In the last decade alone, we have seen more devastating mining disasters. On Aug. 1, 2012, Philex Mining Corp.’s Padcal Mine in Benguet released 20.6 million metric tons of toxic waste, the largest in the country’s history. On Sept. 8, 2008, heavy monsoon rains triggered a landslide in Compostela Valley, burying a mining village and killing 14 people. On Feb. 13, 2013, a landslide in Semirara Coal Mine in Antique, the largest coal mine in the country, killed five workers. On Feb. 6, 2024, a landslide in a gold mine in Masara, Davao de Oro, claimed nearly 100 lives and buried homes.
In all these cases, there had been calls for accountability from the mining company and government. But all the mining companies need to do is to “dribble the ball” and let more sensational news bury the painful memory of the event.
And so, we see layers of devastating consequences of mining disasters piling on one another, with no closure, only personal acquiescence to the march of death and the persistent suffering from chemical, biological, and physical damage to humans and their communities.
The Marcopper and Placer Dome mining disasters in Marinduque, particularly the 1996 Boac River spill, are often referred to as the “mother of all mining disasters” in the Philippines due to their devastating and long-lasting environmental and social impacts.
From 1975 to 1991, millions of tons of mine tailings leaked into Calancan Bay, contaminating the marine ecosystem and impacting fishing communities. In 1996, a drainage tunnel collapse released 1.6 million cubic meters of toxic tailings into the Boac River, flooding downstream areas, destroying crops, and severely polluting the river system.
I had a close look at the effects of the Marinduque mining disasters when I was commissioned by the Department of Science and Technology to write the book “Science for the People: Helping People Help Themselves” (https://rb.gy/llwypq). The chapter on “Science ‘Magic,’ In Mogpog: Greening Barren Mined-Out Areas” extols the heroic efforts of scientists like Dr. Nelly Aggangan of the University of the Philippines Los Baños to innovate bioremediation measures to make the devastated “brownfield” area more habitable. But the remediation task is painfully dwarfed by the scale of the disaster. Why can’t we just prevent these disasters from happening in the first place?
The lessons we should have learned from the Marinduque and other mining disasters are several: (1) these disasters highlighted the need for stricter environmental regulations and stronger enforcement mechanisms for the mining industry in the Philippines; (2) companies must prioritize safety and environmental protection throughout the entire mining lifecycle, from exploration to closure; mining companies must be held accountable for the social and environmental impacts of their operations, including long-term health and ecological consequences; (3) meaningful engagement with local communities is essential to ensure their concerns are heard and addressed in mining projects; and (4) adequate resources and long-term commitment are necessary to restore damaged ecosystems and support affected communities.

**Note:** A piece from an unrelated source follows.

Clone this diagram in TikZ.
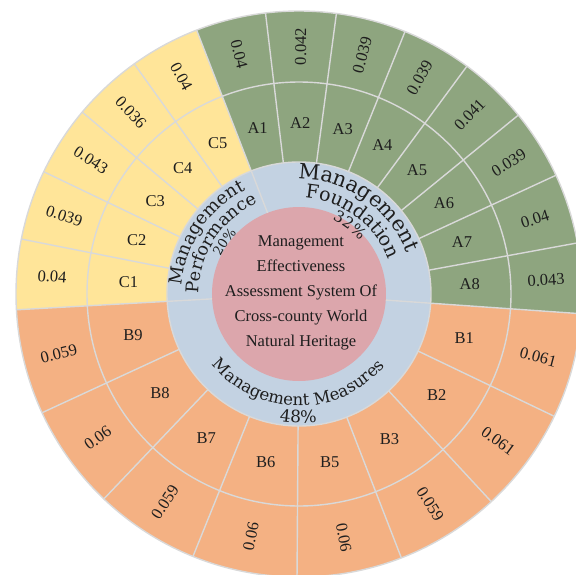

The first task is to compile a registry of all of these potential brownfields (land) and bluefields (water) and the personal and juridical persons responsible for them and set them up for close and strict anticipatory monitoring and evaluation by the government based on the law and the affected communities themselves using social audit methods.
The Philippines’ vulnerability to earthquakes and its archipelago geography should not be excuses for inaction. It is imperative to map all brownfield and bluefield polluted sites in the country, enabling us to anticipate and prevent future disasters. We must break free from the cycle of reaction and embrace proactive measures to protect our environment and communities.